»»
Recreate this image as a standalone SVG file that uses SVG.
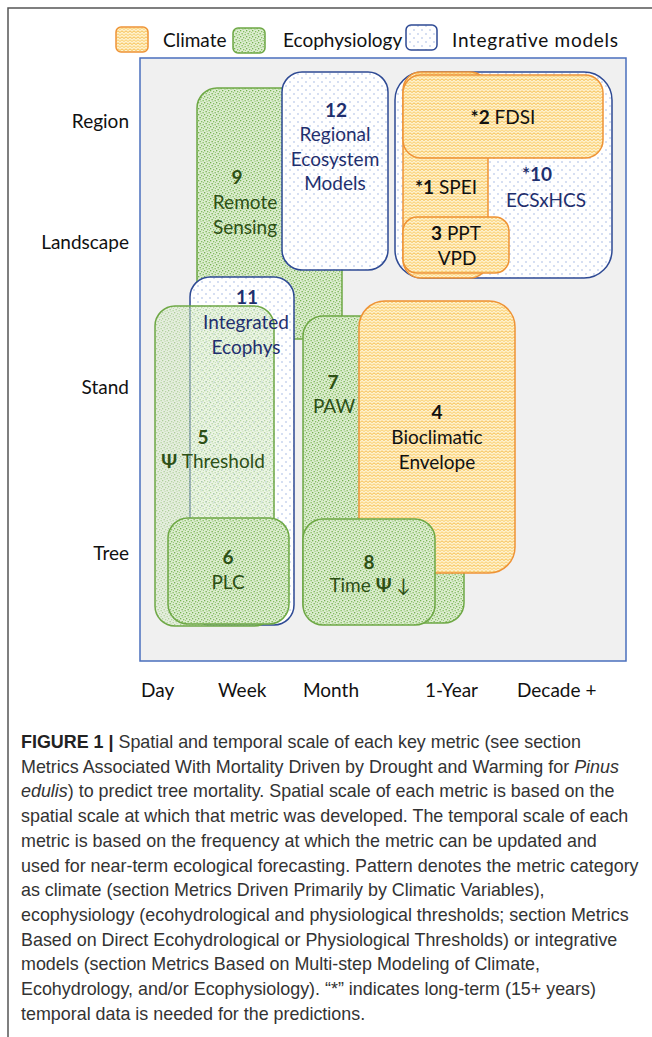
<svg xmlns="http://www.w3.org/2000/svg" width="652" height="1037" viewBox="0 0 652 1037">
<style>
  .lbl{font-family:Lato,"DejaVu Sans",sans-serif;font-size:19px;text-anchor:middle}
  .num{font-weight:bold}
  .cl{fill:#111111}
  .ec{fill:#2d5016}
  .in{fill:#1f2f6e}
  .ax{font-family:Lato,"DejaVu Sans",sans-serif;font-size:19px;fill:#111111}
  .cap{font-family:"Liberation Sans",Arial,sans-serif;font-size:17.9px;fill:#333333}
  .bClim{fill:url(#pClim);stroke:#ee9336;stroke-width:1.5}
  .bEco{fill:url(#pEco);stroke:#6ea845;stroke-width:1.5}
  .bInt{fill:url(#pInt);stroke:#2e4a94;stroke-width:1.5}
</style>
<defs>
  <pattern id="pClim" width="8" height="6" patternUnits="userSpaceOnUse">
    <rect width="8" height="6" fill="#fef1cc"/>
    <path d="M0 2.5 L2 0.8 L4 2.5 L6 0.8 L8 2.5" fill="none" stroke="#f7bd4a" stroke-width="1"/>
    <path d="M0 5.5 L2 3.8 L4 5.5 L6 3.8 L8 5.5" fill="none" stroke="#f9c85e" stroke-width="0.9"/>
  </pattern>
  <pattern id="pEco" width="6" height="6" patternUnits="userSpaceOnUse">
    <rect width="6" height="6" fill="#dcedcf"/>
    <rect x="0" y="0" width="1.3" height="1.3" fill="#74b050"/>
    <rect x="3" y="1" width="1.3" height="1.3" fill="#86bd62"/>
    <rect x="1.5" y="3" width="1.3" height="1.3" fill="#74b050"/>
    <rect x="4.5" y="4" width="1.3" height="1.3" fill="#86bd62"/>
    <rect x="5" y="2" width="1" height="1" fill="#9cca7e"/>
    <rect x="2.5" y="5" width="1" height="1" fill="#9cca7e"/>
  </pattern>
  <pattern id="pInt" width="8" height="8" patternUnits="userSpaceOnUse">
    <rect width="8" height="8" fill="#ffffff"/>
    <circle cx="2" cy="2" r="0.7" fill="#8ea8dc"/>
    <circle cx="6" cy="6" r="0.7" fill="#8ea8dc"/>
  </pattern>
</defs>

<rect width="652" height="1037" fill="#ffffff"/>
<path d="M8 1037 V8 H652" fill="none" stroke="#555555" stroke-width="1.5"/>

<g id="legend">
  <rect x="116" y="27" width="32" height="25" rx="5" class="bClim"/>
  <text x="163" y="47" class="ax">Climate</text>
  <rect x="233" y="28" width="32" height="25" rx="5" class="bEco"/>
  <text x="283" y="47" class="ax ec">Ecophysiology</text>
  <rect x="406" y="25" width="31" height="25" rx="5" class="bInt"/>
  <text x="452" y="47" class="ax in" textLength="166" lengthAdjust="spacing">Integrative models</text>
</g>

<g id="plot-area">
  <rect x="140" y="58" width="486" height="603" fill="#f0f0f0" stroke="#4a6fbd" stroke-width="1.5"/>
</g>

<g id="axis-labels">
  <text x="129" y="128" class="ax" text-anchor="end">Region</text>
  <text x="129" y="249" class="ax" text-anchor="end">Landscape</text>
  <text x="129" y="394" class="ax" text-anchor="end">Stand</text>
  <text x="129" y="560" class="ax" text-anchor="end">Tree</text>
  <text x="141" y="697" class="ax">Day</text>
  <text x="218" y="697" class="ax">Week</text>
  <text x="303" y="697" class="ax">Month</text>
  <text x="425" y="697" class="ax">1-Year</text>
  <text x="517" y="697" class="ax">Decade +</text>
</g>

<g id="connectors"></g>

<g id="node-9">
  <path d="M197 339 V108 A20 20 0 0 1 217 88 H342 V339 Z" class="bEco"/>
  <text x="237" y="184" class="lbl ec num">9</text>
  <text x="245" y="209" class="lbl ec">Remote</text>
  <text x="245" y="234" class="lbl ec">Sensing</text>
</g>

<g id="node-12">
  <rect x="282" y="72" width="106" height="198" rx="20" class="bInt"/>
  <text x="336" y="117" class="lbl in num">12</text>
  <text x="335" y="141" class="lbl in">Regional</text>
  <text x="335" y="166" class="lbl in">Ecosystem</text>
  <text x="335" y="190" class="lbl in">Models</text>
</g>

<g id="node-10">
  <rect x="395" y="72" width="217" height="206" rx="28" class="bInt"/>
  <text x="537" y="181" class="lbl in num">*10</text>
  <text x="546" y="207" class="lbl in">ECSxHCS</text>
</g>

<g id="node-1">
  <rect x="403" y="72" width="85" height="206" rx="18" class="bClim"/>
  <text x="446" y="194" class="lbl cl"><tspan class="num">*1</tspan> SPEI</text>
</g>

<g id="node-2">
  <rect x="403" y="75" width="200" height="83" rx="18" class="bClim"/>
  <text x="503" y="124" class="lbl cl"><tspan class="num">*2</tspan> FDSI</text>
</g>

<g id="node-3">
  <rect x="403" y="217" width="106" height="56" rx="14" class="bClim"/>
  <text x="456" y="240" class="lbl cl"><tspan class="num">3</tspan> PPT</text>
  <text x="457" y="265" class="lbl cl">VPD</text>
</g>

<g id="node-11">
  <rect x="190" y="277" width="104" height="348" rx="20" class="bInt"/>
</g>

<g id="node-5">
  <rect x="155" y="306" width="119" height="320" rx="20" fill="url(#pEco)" fill-opacity="0.55" stroke="#6ea845" stroke-width="1.5"/>
  <text x="203" y="444" class="lbl ec num">5</text>
  <text x="213" y="468" class="lbl ec"><tspan class="num">Ψ</tspan> Threshold</text>
</g>

<g id="node-11-label">
  <text x="247" y="304" class="lbl in num">11</text>
  <text x="246" y="329" class="lbl in">Integrated</text>
  <text x="246" y="354" class="lbl in">Ecophys</text>
</g>

<g id="node-6">
  <rect x="168" y="518" width="121" height="106" rx="20" class="bEco"/>
  <text x="228" y="564" class="lbl ec num">6</text>
  <text x="228" y="589" class="lbl ec">PLC</text>
</g>

<g id="node-7">
  <rect x="303" y="316" width="161" height="307" rx="20" class="bEco"/>
  <text x="333" y="389" class="lbl ec num">7</text>
  <text x="334" y="413" class="lbl ec">PAW</text>
</g>

<g id="node-4">
  <rect x="359" y="301" width="156" height="272" rx="26" class="bClim"/>
  <text x="437" y="419" class="lbl cl num">4</text>
  <text x="437" y="444" class="lbl cl">Bioclimatic</text>
  <text x="437" y="469" class="lbl cl">Envelope</text>
</g>

<g id="node-8">
  <rect x="303" y="519" width="132" height="106" rx="20" class="bEco"/>
  <text x="369" y="569" class="lbl ec num">8</text>
  <text x="370" y="592" class="lbl ec">Time <tspan class="num">Ψ</tspan> ↓</text>
</g>

<g id="caption">
  <text x="21" y="748" class="cap"><tspan font-weight="bold" fill="#222222">FIGURE 1 |</tspan> Spatial and temporal scale of each key metric (see section</text>
  <text x="21" y="772.7" class="cap">Metrics Associated With Mortality Driven by Drought and Warming for <tspan font-style="italic">Pinus</tspan></text>
  <text x="21" y="797.4" class="cap"><tspan font-style="italic">edulis</tspan>) to predict tree mortality. Spatial scale of each metric is based on the</text>
  <text x="21" y="822.1" class="cap">spatial scale at which that metric was developed. The temporal scale of each</text>
  <text x="21" y="846.8" class="cap">metric is based on the frequency at which the metric can be updated and</text>
  <text x="21" y="871.5" class="cap">used for near-term ecological forecasting. Pattern denotes the metric category</text>
  <text x="21" y="896.2" class="cap">as climate (section Metrics Driven Primarily by Climatic Variables),</text>
  <text x="21" y="920.9" class="cap">ecophysiology (ecohydrological and physiological thresholds; section Metrics</text>
  <text x="21" y="945.6" class="cap">Based on Direct Ecohydrological or Physiological Thresholds) or integrative</text>
  <text x="21" y="970.3" class="cap">models (section Metrics Based on Multi-step Modeling of Climate,</text>
  <text x="21" y="995" class="cap">Ecohydrology, and/or Ecophysiology). “*” indicates long-term (15+ years)</text>
  <text x="21" y="1019.7" class="cap">temporal data is needed for the predictions.</text>
</g>
</svg>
««
◆ **TASK DIRECTIONS**: Provide the count, and nothing else, of lines in the data above where the word "that" occurs.

◆ **SOLVED PROBLEM**: 2